Task to complete: Reproduce exactly, with no pictures, each line from the opening of the material down through the line containing "ax.set_ylim(0.8, 1.6)".

Data extract:
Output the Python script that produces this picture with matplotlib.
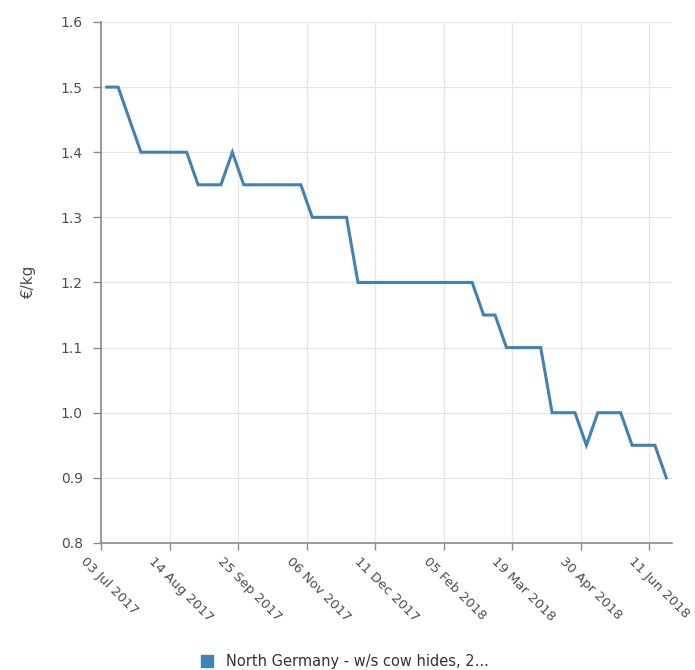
import numpy as np
import matplotlib.pyplot as plt
import matplotlib.transforms as mtransforms
from matplotlib.lines import Line2D

# Weekly prices (EUR/kg), one value per category on the axis
prices = [1.50, 1.50, 1.45, 1.40, 1.40, 1.40, 1.40, 1.40, 1.35, 1.35,
          1.35, 1.40, 1.35, 1.35, 1.35, 1.35, 1.35, 1.35, 1.30, 1.30,
          1.30, 1.30, 1.20, 1.20, 1.20, 1.20, 1.20, 1.20, 1.20, 1.20,
          1.20, 1.20, 1.20, 1.15, 1.15, 1.10, 1.10, 1.10, 1.10, 1.00,
          1.00, 1.00, 0.95, 1.00, 1.00, 1.00, 0.95, 0.95, 0.95, 0.90]
tick_labels = ['03 Jul 2017', '14 Aug 2017', '25 Sep 2017', '06 Nov 2017', '11 Dec 2017',
               '05 Feb 2018', '19 Mar 2018', '30 Apr 2018', '11 Jun 2018']
y_ticks = [0.8, 0.9, 1.0, 1.1, 1.2, 1.3, 1.4, 1.5, 1.6]
series_name = 'North Germany - w/s cow hides, 2...'

line_color = '#4281b4'
axis_color = '#8a8a8a'
text_color = '#4d4d4d'

plt.rcParams['font.family'] = ['DejaVu Sans']

fig = plt.figure(figsize=(6.95, 6.7), dpi=100)
ax = fig.add_axes([0.1453, 0.1896, 0.8217, 0.7776])

x = np.arange(len(prices))
ax.plot(x, prices, color=line_color, linewidth=2.2, solid_joinstyle='miter')

ax.set_xlim(-0.5, len(prices) - 0.5)
ax.set_ylim(0.8, 1.6)

# category ticks sit on the boundaries, every 6 weeks
tick_pos = np.arange(len(tick_labels)) * 6 - 0.5
ax.set_xticks(tick_pos)
ax.set_xticklabels([])
# rotated labels drawn by hand so they can be shifted like the original
base = ax.get_xaxis_transform()
offset = mtransforms.ScaledTranslation(-14 / 100, -12 / 100, fig.dpi_scale_trans)
for pos, lab in zip(tick_pos, tick_labels):
    ax.text(pos, 0, lab, transform=base + offset, rotation=-45,
            rotation_mode='anchor', ha='left', va='top',
            fontsize=9.5, color=text_color, clip_on=False)

ax.set_yticks(y_ticks)
ax.set_yticklabels([f'{v:.1f}' for v in y_ticks], fontsize=10, color=text_color)

ax.grid(True, color='#e6e6e6', linewidth=0.9)
ax.set_axisbelow(True)
for side in ['top', 'right']:
    ax.spines[side].set_visible(False)
for side in ['left', 'bottom']:
    ax.spines[side].set_color(axis_color)
    ax.spines[side].set_linewidth(1.2)
ax.tick_params(axis='both', color=axis_color, width=1)
ax.tick_params(axis='x', direction='out', length=5)
ax.tick_params(axis='y', length=6, pad=7)

ax.set_ylabel('€/kg', fontsize=11, color=text_color, labelpad=18)

handle = Line2D([], [], marker='s', linestyle='none', markersize=9,
                markerfacecolor=line_color, markeredgecolor=line_color)
fig.legend([handle], [series_name], loc='center', bbox_to_anchor=(0.49, 0.012),
           frameon=False, fontsize=10.5, handletextpad=0.3, labelcolor='#333333')

fig.savefig('out.png', dpi=100)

Response:
Output the Python script that produces this picture with matplotlib.
import numpy as np
import matplotlib.pyplot as plt
import matplotlib.transforms as mtransforms
from matplotlib.lines import Line2D

# Weekly prices (EUR/kg), one value per category on the axis
prices = [1.50, 1.50, 1.45, 1.40, 1.40, 1.40, 1.40, 1.40, 1.35, 1.35,
          1.35, 1.40, 1.35, 1.35, 1.35, 1.35, 1.35, 1.35, 1.30, 1.30,
          1.30, 1.30, 1.20, 1.20, 1.20, 1.20, 1.20, 1.20, 1.20, 1.20,
          1.20, 1.20, 1.20, 1.15, 1.15, 1.10, 1.10, 1.10, 1.10, 1.00,
          1.00, 1.00, 0.95, 1.00, 1.00, 1.00, 0.95, 0.95, 0.95, 0.90]
tick_labels = ['03 Jul 2017', '14 Aug 2017', '25 Sep 2017', '06 Nov 2017', '11 Dec 2017',
               '05 Feb 2018', '19 Mar 2018', '30 Apr 2018', '11 Jun 2018']
y_ticks = [0.8, 0.9, 1.0, 1.1, 1.2, 1.3, 1.4, 1.5, 1.6]
series_name = 'North Germany - w/s cow hides, 2...'

line_color = '#4281b4'
axis_color = '#8a8a8a'
text_color = '#4d4d4d'

plt.rcParams['font.family'] = ['DejaVu Sans']

fig = plt.figure(figsize=(6.95, 6.7), dpi=100)
ax = fig.add_axes([0.1453, 0.1896, 0.8217, 0.7776])

x = np.arange(len(prices))
ax.plot(x, prices, color=line_color, linewidth=2.2, solid_joinstyle='miter')

ax.set_xlim(-0.5, len(prices) - 0.5)
ax.set_ylim(0.8, 1.6)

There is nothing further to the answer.